The Velvet Underground

The Velvet Underground


Fresh off the heels of two of the most abrasive and groundbreaking albums of all-time, The Velvet Underground took a turn in a decidedly different direction on this their best album.

This self-titled album stands in fairly stark contrast to the sound of their prior album, the incredibly harsh, grating, raw, and decadent White Light/White Heat.  This album sounds like the calm and repentant Sunday following a long, chaotic, and overindulgent Saturday night.  This album is not only much more melodic and mellow compared to their prior album, but it also has added depth and beauty as well.  It's a quiet album, a reflective album, a sweet album, a somewhat somber album, and overall a more earnest and modest listening experience.

This album has always been a uniquely personal listening experience for yours truly.  It is one of my favorite aural companions.  It's a warm album, and it's overall mood/vibe perfectly capture the sometimes lonely experience of living in a very large city.  I listened to this album a lot during my last few disillusioning years in San Francisco, doing the 9-5 grind.  It's a perfect album for a Tuesday afternoon lunch break, grabbing some lunch, people watching, and hitting the pavement exploring downtown and seedy back alleys.  This album, more than any other that comes to mind, seems to capture that ambivalent feeling I often times have regarding my big city existence.  For all its excitement, energy, and diversity, sometimes it just seems like a rat race.  You can see it in people's eyes if it's new to them, or if it has run them into the ground, or if it's somewhere in between.

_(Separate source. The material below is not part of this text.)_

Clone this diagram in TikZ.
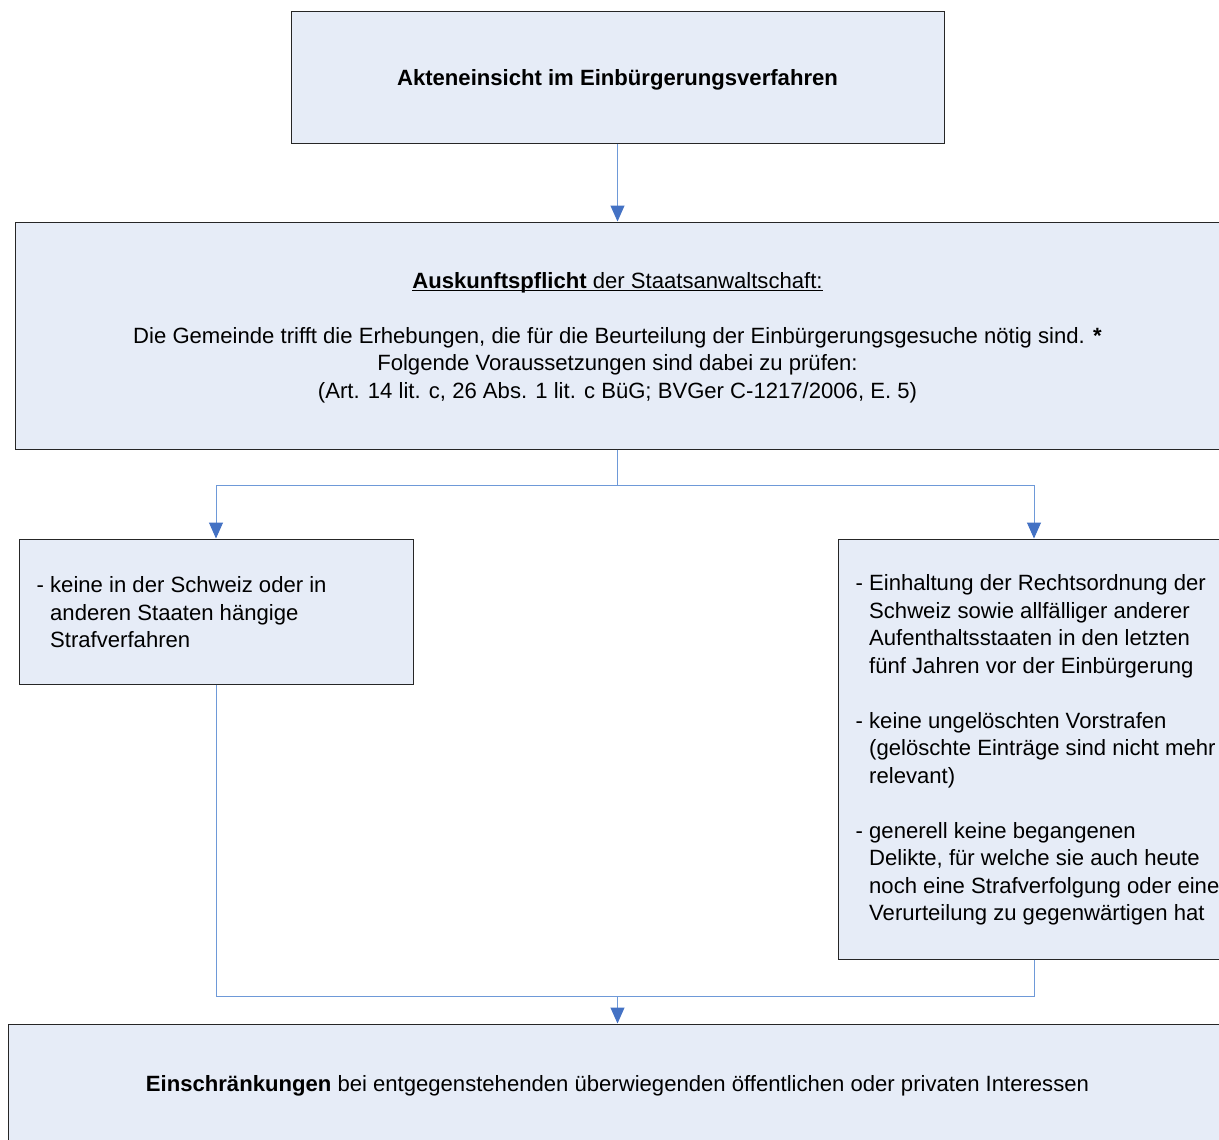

Whenever I find myself in that in-between train of thought, of feeling like the city is running me down, I usually put on this album.  It gives me solace, it helps give me peace of mind, and it helps put my mind and spirit at ease.  This is a truly special album for me.  I could talk about all the great songs here, and how they individually make me feel, but that would be a bit redundant at this point.  Suffice to say many of these songs evoke sublime feelings in me.  It's all very affecting.  But perhaps more importantly, this album as a whole gives me these feelings.  Pretty much every song here fits the broader mood of the album as a whole.  They all work together earnestly and beautifully.  This is not only my favorite Velvet Underground/Lou Reed album of all-time, but it certainly ranks very highly as one of my favorite albums of all-time period.



The Velvet Underground


Had I grown up in the 60s, I could see myself yelling "Sellouts!" when the VU dropped what proved to be their final album in 1970.  That's because Loaded has an undeniably poppy sound to it, a fairly significant departure for a band that had revolutionized the course of music history with their groundbreaking artsy and decadent albums of the late 60s.  That said, Lou Reed and company do a damn good job of pumping out some pure pure ear-candy on Loaded's 10 tracks.  The standout here of course is the classic "Sweet Jane", but other highlights include "Rock & Roll", the triumphant "Head Held High", and the somewhat hilarious "Lonesome Cowboy Bill".  "I Found A Reason" is another favorite of mine, featuring lyrics I can certainly relate to: "I do believe, if you don't like things you leave, for someplace you've never been before".  Word.

So overall, Loaded is certainly a unique album in the VU's catalog, one that emphasises the simple pleasures of a good melody and great songs over experimentation and pushing the envelope.